Pokémon Go hat mein Smartphone und mein Herz erobert. Und das über Nacht, denn im Vergleich zu vielen anderen Poké-Trainern hatte ich in meiner Kindheit nichts mit den kleinen Monstern am Hut. Bei meinem Kumpel ist das anders. Für ihn geht dank des Spiels ein lang ersehnter Kindheitstraum in Erfüllung. Ich frage nach: „Am liebsten würde ich meinem neunjährigen Ich von Pokémon Go erzählen. Er würde komplett ausrasten!“ Bei diesen Erzählungen blitzen seine Augen. Fast sehe ich den kleinen, rothaarigen Jungen, der durch den Wald klettert und in seiner Vorstellung Pikachus, Glumandas und Schiggys wahr werden lässt. Nun ist er knapp 15 Jahre älter, aber die Begeisterung bleibt dieselbe: „Bei meinem ersten Pikachu hatte ich Tränen in den Augen. Ich habe nicht gewusst, dass ein Spiel so etwas in mir auslösen kann.“ Pokémon Go ist der wahr gewordene Traum eines jeden Kindes, das in den Neunzigern mit dem gleichnamigen Anime aufgewachsen ist. Nur noch ein kleiner Smartphonebildschirm trennt sie jetzt von ihren Helden – und lässt sie dabei selbst zu Helden werden.

 

„Pokémon Go“: bei Google mehr Suchanfragen als „Sex“

 

Es ist unsere kindliche Neugier, die Pokémon Go befriedigt. Ob am Kölner Dom, an der Oper von Sydney oder im Central Park in New York: Derzeit versammeln sich unzählige Sammlerinnen und Sammler an den verschiedensten Orten ihrer Heimatstädte, nicht nur um Pokémon zu fangen, sondern auch um ihr kindliches Ich wieder zum Leben zu erwecken. Es ist ein globaler Hype, den es in dieser Weise noch nie davor gab. Zwei Wochen nach dem Start in den USA gibt bereits Millionen Anhänger weltweit. Das Spiel hat mehr aktive Nutzer als der Nachrichtendienst Twitter oder die Dating-App Tinder.

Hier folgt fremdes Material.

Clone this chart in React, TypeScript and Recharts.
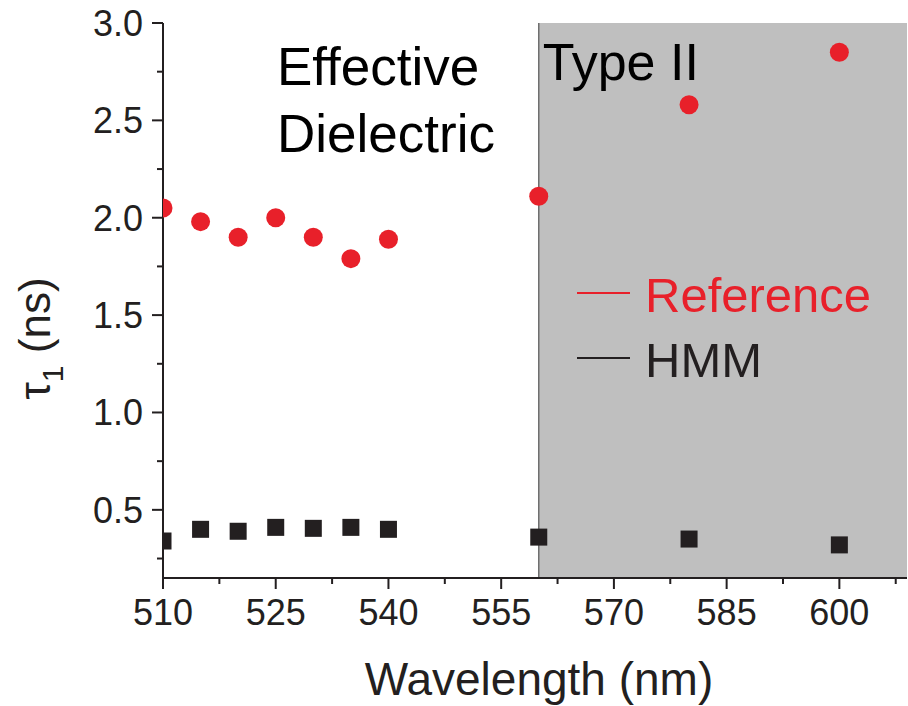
import React from 'react';
import {
  ScatterChart,
  Scatter,
  XAxis,
  YAxis,
  ReferenceArea,
  ReferenceLine,
  Legend,
} from 'recharts';

// Measured lifetimes (ns) versus emission wavelength (nm)
const wavelengths = [510, 515, 520, 525, 530, 535, 540, 560, 580, 600];
const referenceTau = [2.05, 1.98, 1.9, 2.0, 1.9, 1.79, 1.89, 2.11, 2.58, 2.85];
const hmmTau = [0.34, 0.4, 0.39, 0.41, 0.405, 0.41, 0.4, 0.36, 0.35, 0.32];
const seriesNames = ['Reference', 'HMM'];

// Axis ticks (majors are labelled, the rest are minor)
const xMajorTicks = [510, 525, 540, 555, 570, 585, 600];
const xMinorTicks = [517.5, 532.5, 547.5, 562.5, 577.5, 592.5, 607.5];
const yMajorTicks = [0.5, 1.0, 1.5, 2.0, 2.5, 3.0];
const yMinorTicks = [0.25, 0.75, 1.25, 1.75, 2.25, 2.75];

const xDomain: [number, number] = [510, 609];
const yDomain: [number, number] = [0.15, 3.0];
const typeIIStart = 560;

const referenceData = wavelengths.map((w, i) => ({ wavelength: w, tau: referenceTau[i] }));
const hmmData = wavelengths.map((w, i) => ({ wavelength: w, tau: hmmTau[i] }));

const xTicks = [...xMajorTicks, ...xMinorTicks].sort((a, b) => a - b);
const yTicks = [...yMajorTicks, ...yMinorTicks].sort((a, b) => a - b);

const FONT = '"Liberation Sans", Arial, Helvetica, sans-serif';
const INK = '#231f20';
const RED = '#e8202a';
const MAJOR = 11;
const MINOR = 6;
const CLIP_ID = 'plot-area-clip';

const isMajorX = (v: number) => xMajorTicks.includes(v);
const isMajorY = (v: number) => yMajorTicks.includes(v);

const BottomTick = (props: any) => {
  const { x, y, payload } = props;
  const v = payload.value;
  const major = isMajorX(v);
  return (
    <g>
      <line x1={x} x2={x} y1={y} y2={y + (major ? MAJOR : MINOR)} stroke={INK} strokeWidth={2} />
      {major && (
        <text x={x} y={y + 47} textAnchor="middle" fontFamily={FONT} fontSize={36} fill={INK}>
          {v}
        </text>
      )}
    </g>
  );
};

const TopTick = (props: any) => {
  const { x, y, payload } = props;
  const major = isMajorX(payload.value);
  return <line x1={x} x2={x} y1={y} y2={y + (major ? MAJOR : MINOR)} stroke={INK} strokeWidth={2} />;
};

const LeftTick = (props: any) => {
  const { x, y, payload } = props;
  const v = payload.value;
  const major = isMajorY(v);
  return (
    <g>
      <line x1={x - (major ? MAJOR : MINOR)} x2={x} y1={y} y2={y} stroke={INK} strokeWidth={2} />
      {major && (
        <text x={x - 20} y={y + 13} textAnchor="end" fontFamily={FONT} fontSize={36} fill={INK}>
          {v.toFixed(1)}
        </text>
      )}
    </g>
  );
};

const RightTick = (props: any) => {
  const { x, y, payload } = props;
  const major = isMajorY(payload.value);
  return <line x1={x - (major ? MAJOR : MINOR)} x2={x} y1={y} y2={y} stroke={INK} strokeWidth={2} />;
};

const CircleMark = (props: any) => (
  <circle cx={props.cx} cy={props.cy} r={9.5} fill={RED} clipPath={`url(#${CLIP_ID})`} />
);
const SquareMark = (props: any) => (
  <rect
    x={props.cx - 8.5}
    y={props.cy - 8.5}
    width={17}
    height={17}
    fill={INK}
    clipPath={`url(#${CLIP_ID})`}
  />
);

const XTitle = (props: any) => {
  const vb = props.viewBox;
  return (
    <text x={vb.x + vb.width / 2 + 4} y={695} textAnchor="middle" fontFamily={FONT} fontSize={46} fill={INK}>
      Wavelength (nm)
    </text>
  );
};

const YTitle = (props: any) => {
  const vb = props.viewBox;
  const cx = 50;
  const cy = vb.y + vb.height / 2 + 38;
  return (
    <text
      x={cx}
      y={cy}
      textAnchor="middle"
      fontFamily={FONT}
      fontSize={44}
      fill={INK}
      transform={`rotate(-90, ${cx}, ${cy})`}
    >
      τ
      <tspan fontSize={30} dy={13}>1</tspan>
      <tspan dy={-13}> (ns)</tspan>
    </text>
  );
};

// Left region label; also defines the plot-area clip used by the markers
const DielectricLabel = (props: any) => {
  const vb = props.viewBox;
  const x = vb.x + 114;
  return (
    <g>
      <defs>
        <clipPath id={CLIP_ID}>
          <rect x={vb.x} y={vb.y} width={4000} height={vb.height} />
        </clipPath>
      </defs>
      <text x={x} y={vb.y + 62} fontFamily={FONT} fontSize={53} fill="#000">
        <tspan x={x}>Effective</tspan>
        <tspan x={x} dy={67}>Dielectric</tspan>
      </text>
    </g>
  );
};

const TypeIILabel = (props: any) => {
  const vb = props.viewBox;
  return (
    <text x={vb.x + 4} y={vb.y + 57} fontFamily={FONT} fontSize={52} fill="#000">
      Type II
    </text>
  );
};

const LegendBox = (props: any) => {
  const items = [...(props.payload || [])].sort(
    (a: any, b: any) => seriesNames.indexOf(a.value) - seriesNames.indexOf(b.value)
  );
  return (
    <svg width={330} height={130} style={{ display: 'block' }}>
      {items.map((it: any, i: number) => {
        const lineY = 33 + i * 65;
        const color = it.color || (i === 0 ? RED : INK);
        return (
          <g key={it.value}>
            <line x1={7} x2={60} y1={lineY} y2={lineY} stroke={color} strokeWidth={2} />
            <text x={75} y={lineY + 19} fontFamily={FONT} fontSize={49} fill={color}>
              {it.value}
            </text>
          </g>
        );
      })}
    </svg>
  );
};

export default function App() {
  return (
    <div style={{ position: 'absolute', left: 0, top: 0, width: 908, height: 706, background: '#fff' }}>
      <ScatterChart width={908} height={706} margin={{ top: 23, right: 1, bottom: 0, left: 0 }}>
        <ReferenceArea
          x1={xDomain[0]}
          x2={typeIIStart}
          fill="none"
          fillOpacity={0}
          stroke="none"
          ifOverflow="hidden"
          label={{ content: DielectricLabel }}
        />
        <ReferenceArea
          x1={typeIIStart}
          x2={xDomain[1]}
          fill="#bfbfbf"
          fillOpacity={1}
          stroke="none"
          ifOverflow="hidden"
          label={{ content: TypeIILabel }}
        />
        <ReferenceLine x={typeIIStart} stroke="#6f6f6f" strokeWidth={1.5} />
        <XAxis
          type="number"
          dataKey="wavelength"
          domain={xDomain}
          ticks={xTicks}
          interval={0}
          allowDataOverflow
          height={128}
          tickSize={0}
          tickMargin={0}
          tickLine={false}
          axisLine={{ stroke: INK, strokeWidth: 2 }}
          tick={<BottomTick />}
          label={{ content: XTitle }}
        />
        <XAxis
          xAxisId="top"
          orientation="top"
          type="number"
          dataKey="wavelength"
          domain={xDomain}
          ticks={xTicks}
          interval={0}
          allowDataOverflow
          height={0}
          tickSize={0}
          tickMargin={0}
          tickLine={false}
          axisLine={{ stroke: INK, strokeWidth: 2 }}
          tick={<TopTick />}
        />
        <YAxis
          type="number"
          dataKey="tau"
          domain={yDomain}
          ticks={yTicks}
          interval={0}
          allowDataOverflow
          width={163}
          tickSize={0}
          tickMargin={0}
          tickLine={false}
          axisLine={{ stroke: INK, strokeWidth: 2 }}
          tick={<LeftTick />}
          label={{ content: YTitle }}
        />
        <YAxis
          yAxisId="right"
          orientation="right"
          type="number"
          dataKey="tau"
          domain={yDomain}
          ticks={yTicks}
          interval={0}
          allowDataOverflow
          width={0}
          tickSize={0}
          tickMargin={0}
          tickLine={false}
          axisLine={{ stroke: INK, strokeWidth: 2 }}
          tick={<RightTick />}
        />
        <Legend
          layout="vertical"
          align="center"
          verticalAlign="middle"
          content={<LegendBox />}
          wrapperStyle={{ position: 'absolute', left: 570, top: 260, width: 330, height: 130 }}
        />
        <Scatter
          name="Reference"
          data={referenceData}
          fill={RED}
          shape={CircleMark}
          isAnimationActive={false}
        />
        <Scatter
          name="HMM"
          data={hmmData}
          fill={INK}
          shape={SquareMark}
          isAnimationActive={false}
        />
      </ScatterChart>
    </div>
  );
}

Die eifrigen Jäger verbringen mehr Zeit mit ihren kleinen Monstern als mit Facebook. Und noch ein unfassbarer Rekord: Der Suchbegriff „Pokémon Go“ hatte bei Google kurzeitig mehr Anfragen als „Sex“. Als entschlossener Trainer muss man eben Prioritäten setzen.

 

Ganz allein fang ich sie mir

 

Der wahnsinnige Erfolg hat Gründe: Das gemeinsame Projekt von The Pokémon Company, Niantic und Nintendo schafft es, Augmented Reality für jedermann zugänglich zu machen. Alles was man braucht, ist ein Smartphone und schon kann man Traumatos im realen Leben nachjagen. Das ist eine Revolution, denn zu einer Zeit, in der polyphone Klingeltöne der heilige Gral am Coolness-Himmel waren, hielt man so etwas für alberne Spinnerei. Inzwischen wissen wir, was die Technik alles möglich macht. Aber die breite Masse erreichte die Technologie bisher nicht. Nur wer sich stundenlang auf einer Spielmesse in eine Warteschlange einreihte, konnte in neue unbekannte Welten eintauchen. Damit ist jetzt Schluss: Viele weitere Spiele werden folgen und wahrscheinlich ist es in fünf Jahren das Normalste der Welt, mit einer „erweiterten Wirklichkeit“ zu leben. Davon bin ich inzwischen fest überzeugt. Das war nicht immer so. Als ich den ersten Trailer zu Pokémon Go sah, war ich sehr skeptisch. Neugierig klar, aber skeptisch. Ich dachte: „Herrje, wieder ein lausiges Free-to-Play-Spiel, dass letztendlich nur heiße Luft, satt Begeisterung hinterlässt.“

 

Komm schnapp sie dir!

 

Aber ich wurde eines Besseren belehrt. Ich warf meine Skepsis über Bord und räumte für die App einen Platz auf meinem Smartphone frei. Und nun steh ich hier. Auf dem Rücken mein Rucksack, darin eine Flasche Wasser und ein Käsebrot – man weiß schließlich nicht wie lange die wilde Jagd gehen wird. Im Gestrüpp vor meiner WG sitzt ein Taubsi – geschickt gefangen mit nur einem Wurf. Und kurz überlege ich mir, ob der Laden um die Ecke vielleicht eine rot-weiße Schirmmütze verkauft.